## begin
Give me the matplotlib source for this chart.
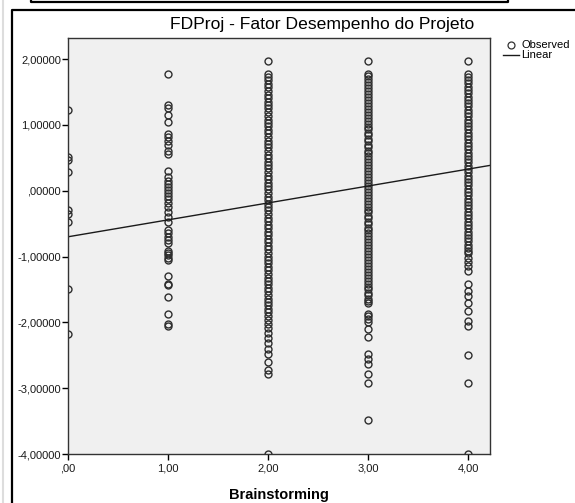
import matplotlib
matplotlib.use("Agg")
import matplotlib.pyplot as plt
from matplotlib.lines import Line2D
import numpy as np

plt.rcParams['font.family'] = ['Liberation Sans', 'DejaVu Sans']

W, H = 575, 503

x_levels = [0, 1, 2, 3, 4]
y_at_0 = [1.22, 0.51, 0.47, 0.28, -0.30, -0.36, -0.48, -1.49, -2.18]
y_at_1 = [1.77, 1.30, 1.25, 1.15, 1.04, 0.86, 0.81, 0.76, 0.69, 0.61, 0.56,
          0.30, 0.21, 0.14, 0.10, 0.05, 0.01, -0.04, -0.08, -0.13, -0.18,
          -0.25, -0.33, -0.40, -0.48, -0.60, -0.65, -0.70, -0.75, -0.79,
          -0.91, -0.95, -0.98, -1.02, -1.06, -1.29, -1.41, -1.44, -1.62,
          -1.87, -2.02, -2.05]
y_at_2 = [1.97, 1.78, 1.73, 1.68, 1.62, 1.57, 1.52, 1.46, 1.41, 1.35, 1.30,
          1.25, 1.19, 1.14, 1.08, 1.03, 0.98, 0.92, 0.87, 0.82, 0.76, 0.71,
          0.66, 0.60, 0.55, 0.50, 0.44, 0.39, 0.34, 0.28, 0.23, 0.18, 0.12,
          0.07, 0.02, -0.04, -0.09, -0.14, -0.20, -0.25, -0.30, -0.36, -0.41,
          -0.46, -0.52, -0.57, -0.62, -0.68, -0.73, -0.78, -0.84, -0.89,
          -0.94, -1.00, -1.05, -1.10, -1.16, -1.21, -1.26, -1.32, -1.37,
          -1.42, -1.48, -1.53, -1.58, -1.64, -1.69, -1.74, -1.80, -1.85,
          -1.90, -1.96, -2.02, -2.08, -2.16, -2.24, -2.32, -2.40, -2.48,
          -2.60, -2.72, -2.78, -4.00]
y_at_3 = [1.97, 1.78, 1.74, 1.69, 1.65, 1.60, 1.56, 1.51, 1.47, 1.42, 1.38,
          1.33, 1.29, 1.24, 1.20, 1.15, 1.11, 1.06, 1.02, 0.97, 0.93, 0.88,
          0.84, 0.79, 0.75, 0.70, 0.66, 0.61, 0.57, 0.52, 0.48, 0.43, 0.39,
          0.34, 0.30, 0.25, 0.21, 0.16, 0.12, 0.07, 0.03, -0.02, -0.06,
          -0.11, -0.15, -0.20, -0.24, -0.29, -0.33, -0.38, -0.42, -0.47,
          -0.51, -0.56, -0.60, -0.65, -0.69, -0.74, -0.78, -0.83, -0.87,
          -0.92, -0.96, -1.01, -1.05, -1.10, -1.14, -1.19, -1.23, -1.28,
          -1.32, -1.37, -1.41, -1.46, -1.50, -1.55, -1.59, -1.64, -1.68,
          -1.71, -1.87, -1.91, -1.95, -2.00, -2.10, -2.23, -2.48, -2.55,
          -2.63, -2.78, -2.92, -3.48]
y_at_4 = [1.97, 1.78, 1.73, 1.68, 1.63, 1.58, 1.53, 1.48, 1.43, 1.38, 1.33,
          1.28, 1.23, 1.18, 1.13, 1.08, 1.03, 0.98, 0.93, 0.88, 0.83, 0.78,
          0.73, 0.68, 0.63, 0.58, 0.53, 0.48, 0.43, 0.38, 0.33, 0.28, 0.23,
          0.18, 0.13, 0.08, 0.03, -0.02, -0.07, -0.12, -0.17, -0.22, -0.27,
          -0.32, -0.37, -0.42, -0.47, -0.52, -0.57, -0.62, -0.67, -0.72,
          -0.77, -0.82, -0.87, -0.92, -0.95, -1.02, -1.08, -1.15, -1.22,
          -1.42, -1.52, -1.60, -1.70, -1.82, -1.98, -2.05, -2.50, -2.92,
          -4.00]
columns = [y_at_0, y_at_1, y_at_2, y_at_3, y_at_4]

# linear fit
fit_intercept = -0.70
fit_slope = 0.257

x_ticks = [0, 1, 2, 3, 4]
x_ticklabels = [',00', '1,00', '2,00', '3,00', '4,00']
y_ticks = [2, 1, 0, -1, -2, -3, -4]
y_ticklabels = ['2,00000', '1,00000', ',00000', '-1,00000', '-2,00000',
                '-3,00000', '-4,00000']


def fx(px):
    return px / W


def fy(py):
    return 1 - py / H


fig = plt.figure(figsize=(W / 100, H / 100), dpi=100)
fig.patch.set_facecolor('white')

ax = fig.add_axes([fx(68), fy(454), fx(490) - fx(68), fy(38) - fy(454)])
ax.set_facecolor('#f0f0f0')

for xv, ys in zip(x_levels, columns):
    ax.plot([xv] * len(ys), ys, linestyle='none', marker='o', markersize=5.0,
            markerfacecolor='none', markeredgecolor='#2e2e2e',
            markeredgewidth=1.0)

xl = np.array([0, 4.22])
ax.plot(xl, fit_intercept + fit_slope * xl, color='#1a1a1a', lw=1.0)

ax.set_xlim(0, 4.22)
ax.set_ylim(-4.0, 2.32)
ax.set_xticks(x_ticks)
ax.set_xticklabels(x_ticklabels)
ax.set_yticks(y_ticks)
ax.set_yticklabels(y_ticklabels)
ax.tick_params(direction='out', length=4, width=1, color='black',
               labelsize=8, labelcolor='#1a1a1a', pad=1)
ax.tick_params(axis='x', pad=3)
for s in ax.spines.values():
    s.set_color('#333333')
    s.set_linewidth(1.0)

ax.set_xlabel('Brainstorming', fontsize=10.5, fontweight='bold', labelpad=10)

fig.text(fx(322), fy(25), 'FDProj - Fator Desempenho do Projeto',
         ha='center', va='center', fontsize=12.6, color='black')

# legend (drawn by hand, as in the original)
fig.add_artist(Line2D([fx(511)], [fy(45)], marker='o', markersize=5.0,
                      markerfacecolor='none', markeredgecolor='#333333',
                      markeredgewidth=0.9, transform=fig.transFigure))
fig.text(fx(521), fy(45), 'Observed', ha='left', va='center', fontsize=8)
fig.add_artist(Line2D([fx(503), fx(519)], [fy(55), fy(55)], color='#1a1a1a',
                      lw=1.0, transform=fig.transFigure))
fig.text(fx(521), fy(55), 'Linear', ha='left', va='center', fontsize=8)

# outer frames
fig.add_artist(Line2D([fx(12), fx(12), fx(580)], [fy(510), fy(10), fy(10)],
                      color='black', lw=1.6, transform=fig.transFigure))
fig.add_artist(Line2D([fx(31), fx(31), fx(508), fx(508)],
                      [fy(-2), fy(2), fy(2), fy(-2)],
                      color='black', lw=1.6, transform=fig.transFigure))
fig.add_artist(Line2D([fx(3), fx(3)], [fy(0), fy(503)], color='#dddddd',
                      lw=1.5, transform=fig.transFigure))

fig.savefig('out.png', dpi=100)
## end
→ AIM: Scan the data above and copy every line with "matplotlib" in it.

→ TASK RESULT:
Give me the matplotlib source for this chart.
import matplotlib
matplotlib.use("Agg")
import matplotlib.pyplot as plt
from matplotlib.lines import Line2D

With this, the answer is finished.